Non, ce que nous apprenons, c'est comment ces différentes
extensions de notre corps et de notre système nerveux
sont coordonnées à notre usage. Nous croyons
à tort que nous sommes les " contenus "
de cet environnement technique. Nous projetons sur le nouveau
monde électronique le cadre spatio-temporel que nous
a légué notre tradition alphabétisée.
Ce que Forest essaie de nous faire comprendre en nous obligeant
à passer par des expériences singulières,
c'est que nous sommes les " contenants "
de ces média, de la même manière que nous
contenons notre propre système nerveux et, autant que
possible, notre propre psychologie.
Quelque
chose est donc en train de changer dans notre manière
d'être au monde. C'est précisément la
tâche de l'art de nous tirer de notre propre torpeur.
Ce
qu'on entend par l'esthétique de la communication,
c'est l'expression artistique d'un projet : celui d'explorer
les limites et les formes des moyens de communication dans
leurs implications psychologiques et sociales pour les introduire
dans l'image que nous nous faisons de nous-mêmes. Évidemment,
point n'est besoin, pour cela, de se cantonner dans le fétichisme
des nouveaux moyens techniques dont nous disposons.
Pourtant,
si l'esthétique des communications tend à favoriser
l'exploration des média, et particulièrement
celle des média électroniques plutôt que
typographiques, c'est parce que c'est là qu'il y a
toujours du nouveau, de l'incompris, de l'insenti. D'autre
part, ce sont précisément ces média qui
ont réintroduit des problèmes d'esthétique,
c'est-à-dire de sensation et de perception, dans un
univers encore dominé par des problèmes de représentation,
d'abstraction et de conceptualisation. L'écriture,
ça devrait être évident et connu de fond
en comble, a désensorialisé et fragmenté
la communication humaine. C'est la seule technologie de communication
qui ait atteint ce degré d'abstraction, exception faite,
peut-être, de certaines utilisations de l'ordinateur
qui, par bien des endroits, est son équivalent électrifié.
Tous les autres média commencent par s'adresser aux
sens avant de communiquer le sens.
A
l'égard de la communication en général,
et des techniques nouvelles en particulier, le rôle
de l'art n'est pas épisodique, mais central. En effet,
la technicité de ces média et leur utilisation
par le marché et par le pouvoir, comportent des finalités
qui ne laissent qu'une marge étroite de choix aux gens
qui sont impliqués, les administrateurs comme les administrés.
Il n'y a pas de jeu là où les enjeux sont réglés
d'avance.
L'essentiel,
c'est que le dispositif soit organisé de telle façon
qu'il réussisse à inviter ceux qu'il engage
à percevoir autrement les rôles et les fonctions
des moyens qu'ils manipulent, eux-mêmes ou leurs semblables
dans des circonstances ordinaires.

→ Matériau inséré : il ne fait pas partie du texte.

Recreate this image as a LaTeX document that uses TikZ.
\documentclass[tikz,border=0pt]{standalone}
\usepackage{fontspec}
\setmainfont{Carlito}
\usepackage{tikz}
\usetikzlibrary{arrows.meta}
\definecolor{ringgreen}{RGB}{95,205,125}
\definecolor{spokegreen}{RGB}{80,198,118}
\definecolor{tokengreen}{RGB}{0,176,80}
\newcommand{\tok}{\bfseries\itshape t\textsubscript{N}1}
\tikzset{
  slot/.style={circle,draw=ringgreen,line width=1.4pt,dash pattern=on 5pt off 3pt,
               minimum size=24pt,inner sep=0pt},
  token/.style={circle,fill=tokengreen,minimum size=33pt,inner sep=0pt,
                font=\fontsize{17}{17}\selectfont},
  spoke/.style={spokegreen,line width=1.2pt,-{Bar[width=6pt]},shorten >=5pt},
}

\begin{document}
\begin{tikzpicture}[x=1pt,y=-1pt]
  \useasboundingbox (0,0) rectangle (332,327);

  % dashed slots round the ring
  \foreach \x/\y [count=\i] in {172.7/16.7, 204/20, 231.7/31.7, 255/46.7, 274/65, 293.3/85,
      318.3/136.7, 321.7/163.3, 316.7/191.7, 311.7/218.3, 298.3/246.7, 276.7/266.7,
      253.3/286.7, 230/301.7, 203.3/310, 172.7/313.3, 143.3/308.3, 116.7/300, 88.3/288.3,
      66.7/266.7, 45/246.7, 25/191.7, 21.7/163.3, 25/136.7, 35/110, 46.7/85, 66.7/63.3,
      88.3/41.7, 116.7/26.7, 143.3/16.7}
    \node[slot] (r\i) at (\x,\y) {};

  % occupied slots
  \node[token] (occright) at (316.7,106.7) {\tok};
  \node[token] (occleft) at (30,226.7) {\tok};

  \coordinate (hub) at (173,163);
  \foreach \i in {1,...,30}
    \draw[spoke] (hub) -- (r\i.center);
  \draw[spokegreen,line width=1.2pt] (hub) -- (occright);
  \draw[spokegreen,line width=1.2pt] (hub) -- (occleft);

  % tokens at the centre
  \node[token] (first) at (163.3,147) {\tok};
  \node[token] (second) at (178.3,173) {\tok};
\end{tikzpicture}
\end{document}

L'esthétique de
la communication n'est pas une théorie - bien que certains
puissent être tentés de la réduire à
cela - mais c'est une pratique. Elle ne produit pas des objets,
mais elle agence des relations. Elle s'inscrit dans une dimension
temporelle, tant dans le geste que dans le reflet ponctuel
que ce geste donne à la situation dont il est le contemporain.

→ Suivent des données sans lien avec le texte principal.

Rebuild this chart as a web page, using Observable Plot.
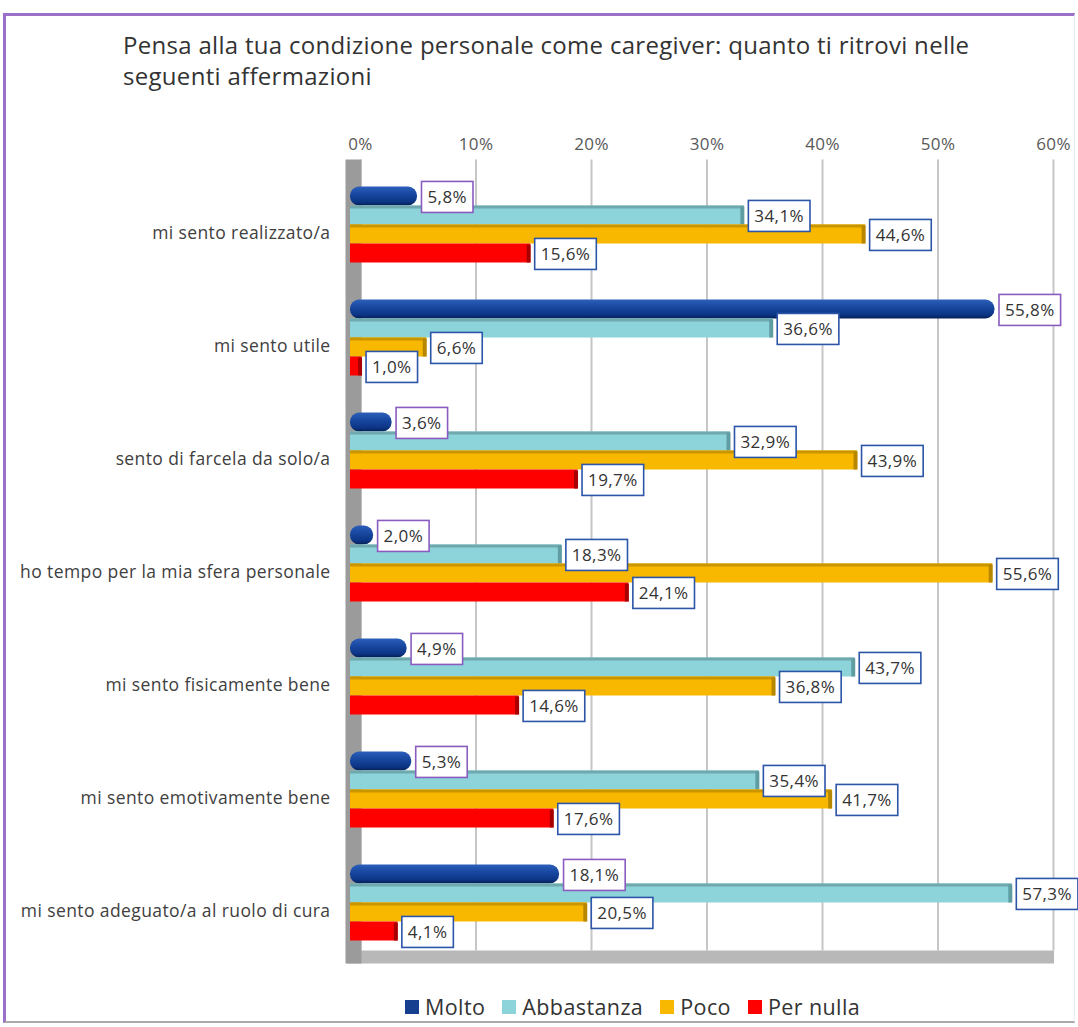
<!DOCTYPE html>
<html><head><meta charset="utf-8">
<script src="https://cdn.jsdelivr.net/npm/d3@7"></script>
<script src="https://cdn.jsdelivr.net/npm/@observablehq/plot@0.6"></script>
<style>
html,body{margin:0;padding:0;background:#fff;}
body{width:1078px;height:1027px;position:relative;overflow:hidden;font-family:"Open Sans",sans-serif;}
#frame{position:absolute;left:3px;top:13px;width:1072px;height:1010px;border-top:3px solid #9b70c8;border-left:3px solid #9b70c8;border-bottom:2px solid #aaa;border-right:1px solid #eee;box-sizing:border-box;}
#title{position:absolute;left:123px;top:29px;font-family:"Open Sans",sans-serif;font-size:24px;color:#333;line-height:31px;letter-spacing:0.3px;}
#chart{position:absolute;left:0;top:110px;}
#legend{position:absolute;top:992px;left:405px;display:flex;align-items:center;font-family:"Open Sans",sans-serif;font-size:21.5px;letter-spacing:0.4px;color:#333;}
#legend .item{display:flex;align-items:center;margin-right:17px;}
#legend .sw{width:14px;height:14px;margin-right:6px;}
</style>
</head><body>
<div id="frame"></div>
<div id="title">Pensa alla tua condizione personale come caregiver: quanto ti ritrovi nelle<br>seguenti affermazioni</div>
<div id="chart"></div>
<div id="legend"></div>
<script>
const categories = ["mi sento realizzato/a","mi sento utile","sento di farcela da solo/a","ho tempo per la mia sfera personale","mi sento fisicamente bene","mi sento emotivamente bene","mi sento adeguato/a al ruolo di cura"];
const series = ["Molto","Abbastanza","Poco","Per nulla"];
const molto = [5.8,55.8,3.6,2.0,4.9,5.3,18.1];
const abbastanza = [34.1,36.6,32.9,18.3,43.7,35.4,57.3];
const poco = [44.6,6.6,43.9,55.6,36.8,41.7,20.5];
const perNulla = [15.6,1.0,19.7,24.1,14.6,17.6,4.1];
const ticks = [0,10,20,30,40,50,60];

const values = [molto, abbastanza, poco, perNulla];
const colors = ["url(#gMolto)","#8cd3da","#f9b800","#ff0000"];
const swatch = ["#163f8f","#8cd3da","#f9b800","#ff0000"];
const capColors = ["#0a2a66","#5f9da2","#b88700","#a80000"];
const edgeColors = [null,"#6fa9ad","#c99600",null];
const boxStroke = ["#8a5cc0","#2c55a8","#2c55a8","#2c55a8"];
const fmt = v => v.toFixed(1).replace(".", ",") + "%";

const BAND = 113, BAR = 19, TOP = 18.5;
const marks = [];
// gridlines (back wall, offset for 3D depth)
marks.push(Plot.ruleX(ticks, {x: d => d, dx: 10, dy: -8, stroke: "#c6c6c6", strokeWidth: 2}));
// floor
marks.push(Plot.barX([{c: categories[categories.length-1], a: ticks[0], b: ticks[ticks.length-1]}],
  {x1: "a", x2: "b", y: "c", fill: "#b8b8b8", insetTop: 104.5, insetBottom: -4.5, insetLeft: -5, insetRight: -9, dx: 2}));
// left wall
marks.push(Plot.ruleX([ticks[0]], {x: d => d, dx: 3, stroke: "#9b9b9b", strokeWidth: 16, insetTop: -8, insetBottom: -5}));
// tick labels
marks.push(Plot.text(ticks, {x: d => d, text: d => d + "%", frameAnchor: "top", dy: -30, dx: 10, fill: "#595959", fontSize: 17}));
// category labels
marks.push(Plot.text(categories, {y: d => d, text: d => d, frameAnchor: "left", dx: -20, dy: 8, textAnchor: "end", fill: "#404040", fontSize: 17.5}));

series.forEach((s, i) => {
  const data = categories.map((c, j) => ({c, v: values[i][j]}));
  const it = TOP + BAR * i, ib = BAND - TOP - BAR * (i + 1);
  marks.push(Plot.barX(data, {x: "v", y: "c", fill: colors[i], insetTop: it, insetBottom: ib, rx: i === 0 ? 9 : 0}));
  if (edgeColors[i]) {
    marks.push(Plot.barX(data, {x: "v", y: "c", fill: edgeColors[i], insetTop: it, insetBottom: BAND - it - 3}));
  }
  if (i > 0) {
    marks.push(Plot.tickX(data, {x: "v", y: "c", stroke: capColors[i], strokeWidth: 4, dx: -2, insetTop: it + 1, insetBottom: ib}));
  }
});
series.forEach((s, i) => {
  const data = categories.map((c, j) => ({c, v: values[i][j]}));
  marks.push(Plot.text(data, {x: "v", y: "c", text: d => fmt(d.v), dx: 10, dy: -28.5 + 19 * i + 1.5,
    textAnchor: "start", fill: "#333", fontSize: 17}));
});

const chart = Plot.plot({
  width: 1078, height: 870,
  marginLeft: 350, marginRight: 35, marginTop: 57.5, marginBottom: 21.5,
  x: {domain: [0, 60], axis: null},
  y: {type: "band", domain: categories, padding: 0, axis: null},
  style: {background: "transparent", fontFamily: "'Open Sans', sans-serif"},
  marks
});
document.getElementById("chart").append(chart);

const ns = "http://www.w3.org/2000/svg";
const defs = document.createElementNS(ns, "defs");
defs.innerHTML = `<linearGradient id="gMolto" x1="0" y1="0" x2="0" y2="1">
  <stop offset="0" stop-color="#2d5fba"/><stop offset="0.35" stop-color="#1a4aa3"/>
  <stop offset="0.8" stop-color="#0c3585"/><stop offset="1" stop-color="#061f55"/></linearGradient>`;
chart.insertBefore(defs, chart.firstChild);

const textGroups = Array.from(chart.querySelectorAll('g[aria-label="text"]'));
textGroups.forEach(g => g.setAttribute("letter-spacing", "0.4"));

// boxes behind value labels (last four text marks)
const labelGroups = textGroups.slice(-4);
labelGroups.forEach((g, i) => {
  g.querySelectorAll("text").forEach(t => {
    const b = t.getBBox();
    const r = document.createElementNS(ns, "rect");
    r.setAttribute("x", b.x - 6);
    r.setAttribute("y", b.y - 4);
    r.setAttribute("width", b.width + 12);
    r.setAttribute("height", b.height + 8);
    r.setAttribute("fill", "#fff");
    r.setAttribute("stroke", boxStroke[i]);
    r.setAttribute("stroke-width", 1.6);
    const tr = t.getAttribute("transform");
    if (tr) r.setAttribute("transform", tr);
    t.parentNode.insertBefore(r, t);
  });
});

// legend
const lg = document.getElementById("legend");
series.forEach((s, i) => {
  const it = document.createElement("div"); it.className = "item";
  const sw = document.createElement("div"); sw.className = "sw"; sw.style.background = swatch[i];
  const tx = document.createElement("span"); tx.textContent = s;
  it.append(sw, tx); lg.append(it);
});
</script>
</body></html>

Ce qui est révélateur, c'est que la plupart
des artistes de la communication n'ont souvent, en réalité,
rien à communiquer. Il leur suffit de constituer des
réseaux et des interactions diverses de telle sorte
que ce soit l'utilisateur lui-même qui soit chargé
du contenu. Il y a deux principes de base qu'il faut envisager
pour comprendre cette esthétique nouvelle ; d'une
part, que le contenu réel de ses uvres et performances
est l'usager du réseau; d'autre part, que la galerie
ou le musée idéal de ces activités artistiques
est l'espace des ondes et des communications.
Un
grand nombre d'artistes, utilisant les nouvelles technologies,
pensent que nous avons changé. C'est cela qui les intéresse
et qu'ils veulent exprimer. Nous avons commencé à
changer très rapidement depuis Cézanne. Nous
avons été invités par lui, et par ceux
qui ont suivi les voies d'exploration qu'il avait ouvertes,
à changer notre manière de regarder les choses.

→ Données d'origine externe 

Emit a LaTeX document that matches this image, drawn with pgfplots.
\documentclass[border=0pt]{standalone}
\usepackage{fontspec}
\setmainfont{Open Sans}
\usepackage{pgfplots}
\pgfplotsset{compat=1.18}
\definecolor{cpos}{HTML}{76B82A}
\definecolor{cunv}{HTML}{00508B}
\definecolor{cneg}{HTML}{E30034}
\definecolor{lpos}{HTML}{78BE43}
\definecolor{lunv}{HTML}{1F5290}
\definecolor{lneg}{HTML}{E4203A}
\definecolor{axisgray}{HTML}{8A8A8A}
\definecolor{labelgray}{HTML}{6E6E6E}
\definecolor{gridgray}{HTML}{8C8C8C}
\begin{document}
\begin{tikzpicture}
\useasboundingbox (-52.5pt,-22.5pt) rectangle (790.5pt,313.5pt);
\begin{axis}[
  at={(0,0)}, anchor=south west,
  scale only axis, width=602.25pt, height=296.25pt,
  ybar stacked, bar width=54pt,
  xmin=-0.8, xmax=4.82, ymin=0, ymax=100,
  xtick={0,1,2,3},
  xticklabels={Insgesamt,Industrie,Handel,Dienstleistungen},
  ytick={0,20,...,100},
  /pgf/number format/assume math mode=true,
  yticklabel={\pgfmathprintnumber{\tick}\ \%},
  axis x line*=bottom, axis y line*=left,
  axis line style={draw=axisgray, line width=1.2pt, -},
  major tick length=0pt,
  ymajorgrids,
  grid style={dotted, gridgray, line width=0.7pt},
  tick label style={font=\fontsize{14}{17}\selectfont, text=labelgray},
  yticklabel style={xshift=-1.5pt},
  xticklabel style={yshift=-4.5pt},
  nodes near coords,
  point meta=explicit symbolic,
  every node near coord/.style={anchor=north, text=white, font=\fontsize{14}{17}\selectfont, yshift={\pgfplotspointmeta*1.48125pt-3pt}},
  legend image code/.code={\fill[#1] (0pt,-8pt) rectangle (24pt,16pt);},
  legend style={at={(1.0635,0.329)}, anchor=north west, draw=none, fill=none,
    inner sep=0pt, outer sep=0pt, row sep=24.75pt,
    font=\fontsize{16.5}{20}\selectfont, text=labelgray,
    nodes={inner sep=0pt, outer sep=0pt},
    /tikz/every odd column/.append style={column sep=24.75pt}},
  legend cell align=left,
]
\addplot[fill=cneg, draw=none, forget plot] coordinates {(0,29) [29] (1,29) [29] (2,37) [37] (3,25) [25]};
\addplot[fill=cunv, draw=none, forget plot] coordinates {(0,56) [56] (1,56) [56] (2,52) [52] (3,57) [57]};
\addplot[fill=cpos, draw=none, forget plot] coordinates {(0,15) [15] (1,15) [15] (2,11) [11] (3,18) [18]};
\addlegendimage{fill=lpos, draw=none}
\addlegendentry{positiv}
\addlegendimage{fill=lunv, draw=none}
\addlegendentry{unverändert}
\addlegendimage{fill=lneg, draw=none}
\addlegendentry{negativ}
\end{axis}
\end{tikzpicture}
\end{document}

Avec la peinture abstraite, nous nous sommes aperçus
que nous pouvions susciter en nous des états de sensibilité
qui n'avaient plus grand-chose à voir avec le primat
de la figuration. Nous n'avions plus tellement besoin de significations
pour éprouver des sensations et même des idées.
Nous pouvions passer à côté des définitions,
des explications, sans perdre bénéfice d'une
interaction complète avec l'uvre.
Voir
autrement ? sentir autrement ? Mais voir quoi et
sentir comment ? Ce n'est pas mon intention de me substituer
à ce qu'en traduisent un Forest, un Rokeby ou un Roy
Ascott. Tout ce que j'avance, ici, relève de mon propre
sentiment sur ce qui m'apparaît comme urgent aujourd'hui.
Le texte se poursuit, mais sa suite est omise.